PROVIDED MATERIAL:
============
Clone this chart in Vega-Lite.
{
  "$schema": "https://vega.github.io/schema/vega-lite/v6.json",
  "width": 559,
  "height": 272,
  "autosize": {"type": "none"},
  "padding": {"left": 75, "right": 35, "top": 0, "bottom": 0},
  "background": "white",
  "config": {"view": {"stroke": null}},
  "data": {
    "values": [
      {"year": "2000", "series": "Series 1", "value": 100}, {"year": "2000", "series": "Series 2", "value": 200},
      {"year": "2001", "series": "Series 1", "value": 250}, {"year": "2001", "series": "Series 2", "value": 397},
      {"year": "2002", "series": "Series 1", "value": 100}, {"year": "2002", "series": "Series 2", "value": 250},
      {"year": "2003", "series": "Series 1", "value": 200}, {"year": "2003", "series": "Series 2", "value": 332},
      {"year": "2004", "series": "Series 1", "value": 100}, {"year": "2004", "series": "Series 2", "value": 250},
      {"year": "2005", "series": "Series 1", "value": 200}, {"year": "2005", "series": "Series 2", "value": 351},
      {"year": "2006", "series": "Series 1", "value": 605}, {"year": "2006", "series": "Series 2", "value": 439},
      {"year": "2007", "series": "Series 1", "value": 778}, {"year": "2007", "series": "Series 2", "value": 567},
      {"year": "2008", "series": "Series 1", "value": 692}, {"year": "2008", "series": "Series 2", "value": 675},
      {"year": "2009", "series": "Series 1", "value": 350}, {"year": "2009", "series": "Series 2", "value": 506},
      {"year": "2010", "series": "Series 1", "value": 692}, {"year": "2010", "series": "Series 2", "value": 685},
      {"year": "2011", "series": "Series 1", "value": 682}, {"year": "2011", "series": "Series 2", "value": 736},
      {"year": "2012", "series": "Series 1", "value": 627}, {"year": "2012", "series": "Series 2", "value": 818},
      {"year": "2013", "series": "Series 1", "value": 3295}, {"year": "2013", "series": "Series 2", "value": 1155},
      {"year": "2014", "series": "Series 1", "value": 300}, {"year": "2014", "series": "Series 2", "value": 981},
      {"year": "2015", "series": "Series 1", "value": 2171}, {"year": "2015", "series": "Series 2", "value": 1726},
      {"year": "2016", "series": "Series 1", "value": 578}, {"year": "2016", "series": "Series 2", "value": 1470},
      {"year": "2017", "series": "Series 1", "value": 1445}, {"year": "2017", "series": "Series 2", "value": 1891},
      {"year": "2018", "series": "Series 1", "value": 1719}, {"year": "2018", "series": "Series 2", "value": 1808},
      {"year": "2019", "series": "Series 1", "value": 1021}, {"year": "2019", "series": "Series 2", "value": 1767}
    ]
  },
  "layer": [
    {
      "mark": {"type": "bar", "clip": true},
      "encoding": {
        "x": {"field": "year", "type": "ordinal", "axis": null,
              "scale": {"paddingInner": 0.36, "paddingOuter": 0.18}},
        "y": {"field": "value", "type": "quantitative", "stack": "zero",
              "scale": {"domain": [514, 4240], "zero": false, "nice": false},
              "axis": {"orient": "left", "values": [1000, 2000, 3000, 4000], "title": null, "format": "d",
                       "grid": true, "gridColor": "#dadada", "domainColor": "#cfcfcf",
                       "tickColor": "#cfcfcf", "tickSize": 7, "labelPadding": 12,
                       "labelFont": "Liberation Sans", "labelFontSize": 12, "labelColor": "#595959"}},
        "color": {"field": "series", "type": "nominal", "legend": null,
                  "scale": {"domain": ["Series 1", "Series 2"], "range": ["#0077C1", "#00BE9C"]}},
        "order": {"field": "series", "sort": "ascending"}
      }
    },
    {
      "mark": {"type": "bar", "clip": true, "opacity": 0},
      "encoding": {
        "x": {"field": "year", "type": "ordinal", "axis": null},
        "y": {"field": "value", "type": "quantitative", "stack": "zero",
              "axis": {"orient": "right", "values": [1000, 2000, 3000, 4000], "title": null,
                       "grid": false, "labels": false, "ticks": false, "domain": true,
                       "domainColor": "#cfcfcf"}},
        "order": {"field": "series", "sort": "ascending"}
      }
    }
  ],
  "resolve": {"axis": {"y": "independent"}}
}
============
OBJECTIVE: Exactly reproduce every line of the data above.

CORRECT RESPONSE:
Clone this chart in Vega-Lite.
{
  "$schema": "https://vega.github.io/schema/vega-lite/v6.json",
  "width": 559,
  "height": 272,
  "autosize": {"type": "none"},
  "padding": {"left": 75, "right": 35, "top": 0, "bottom": 0},
  "background": "white",
  "config": {"view": {"stroke": null}},
  "data": {
    "values": [
      {"year": "2000", "series": "Series 1", "value": 100}, {"year": "2000", "series": "Series 2", "value": 200},
      {"year": "2001", "series": "Series 1", "value": 250}, {"year": "2001", "series": "Series 2", "value": 397},
      {"year": "2002", "series": "Series 1", "value": 100}, {"year": "2002", "series": "Series 2", "value": 250},
      {"year": "2003", "series": "Series 1", "value": 200}, {"year": "2003", "series": "Series 2", "value": 332},
      {"year": "2004", "series": "Series 1", "value": 100}, {"year": "2004", "series": "Series 2", "value": 250},
      {"year": "2005", "series": "Series 1", "value": 200}, {"year": "2005", "series": "Series 2", "value": 351},
      {"year": "2006", "series": "Series 1", "value": 605}, {"year": "2006", "series": "Series 2", "value": 439},
      {"year": "2007", "series": "Series 1", "value": 778}, {"year": "2007", "series": "Series 2", "value": 567},
      {"year": "2008", "series": "Series 1", "value": 692}, {"year": "2008", "series": "Series 2", "value": 675},
      {"year": "2009", "series": "Series 1", "value": 350}, {"year": "2009", "series": "Series 2", "value": 506},
      {"year": "2010", "series": "Series 1", "value": 692}, {"year": "2010", "series": "Series 2", "value": 685},
      {"year": "2011", "series": "Series 1", "value": 682}, {"year": "2011", "series": "Series 2", "value": 736},
      {"year": "2012", "series": "Series 1", "value": 627}, {"year": "2012", "series": "Series 2", "value": 818},
      {"year": "2013", "series": "Series 1", "value": 3295}, {"year": "2013", "series": "Series 2", "value": 1155},
      {"year": "2014", "series": "Series 1", "value": 300}, {"year": "2014", "series": "Series 2", "value": 981},
      {"year": "2015", "series": "Series 1", "value": 2171}, {"year": "2015", "series": "Series 2", "value": 1726},
      {"year": "2016", "series": "Series 1", "value": 578}, {"year": "2016", "series": "Series 2", "value": 1470},
      {"year": "2017", "series": "Series 1", "value": 1445}, {"year": "2017", "series": "Series 2", "value": 1891},
      {"year": "2018", "series": "Series 1", "value": 1719}, {"year": "2018", "series": "Series 2", "value": 1808},
      {"year": "2019", "series": "Series 1", "value": 1021}, {"year": "2019", "series": "Series 2", "value": 1767}
    ]
  },
  "layer": [
    {
      "mark": {"type": "bar", "clip": true},
      "encoding": {
        "x": {"field": "year", "type": "ordinal", "axis": null,
              "scale": {"paddingInner": 0.36, "paddingOuter": 0.18}},
        "y": {"field": "value", "type": "quantitative", "stack": "zero",
              "scale": {"domain": [514, 4240], "zero": false, "nice": false},
              "axis": {"orient": "left", "values": [1000, 2000, 3000, 4000], "title": null, "format": "d",
                       "grid": true, "gridColor": "#dadada", "domainColor": "#cfcfcf",
                       "tickColor": "#cfcfcf", "tickSize": 7, "labelPadding": 12,
                       "labelFont": "Liberation Sans", "labelFontSize": 12, "labelColor": "#595959"}},
        "color": {"field": "series", "type": "nominal", "legend": null,
                  "scale": {"domain": ["Series 1", "Series 2"], "range": ["#0077C1", "#00BE9C"]}},
        "order": {"field": "series", "sort": "ascending"}
      }
    },
    {
      "mark": {"type": "bar", "clip": true, "opacity": 0},
      "encoding": {
        "x": {"field": "year", "type": "ordinal", "axis": null},
        "y": {"field": "value", "type": "quantitative", "stack": "zero",
              "axis": {"orient": "right", "values": [1000, 2000, 3000, 4000], "title": null,
                       "grid": false, "labels": false, "ticks": false, "domain": true,
                       "domainColor": "#cfcfcf"}},
        "order": {"field": "series", "sort": "ascending"}
      }
    }
  ],
  "resolve": {"axis": {"y": "independent"}}
}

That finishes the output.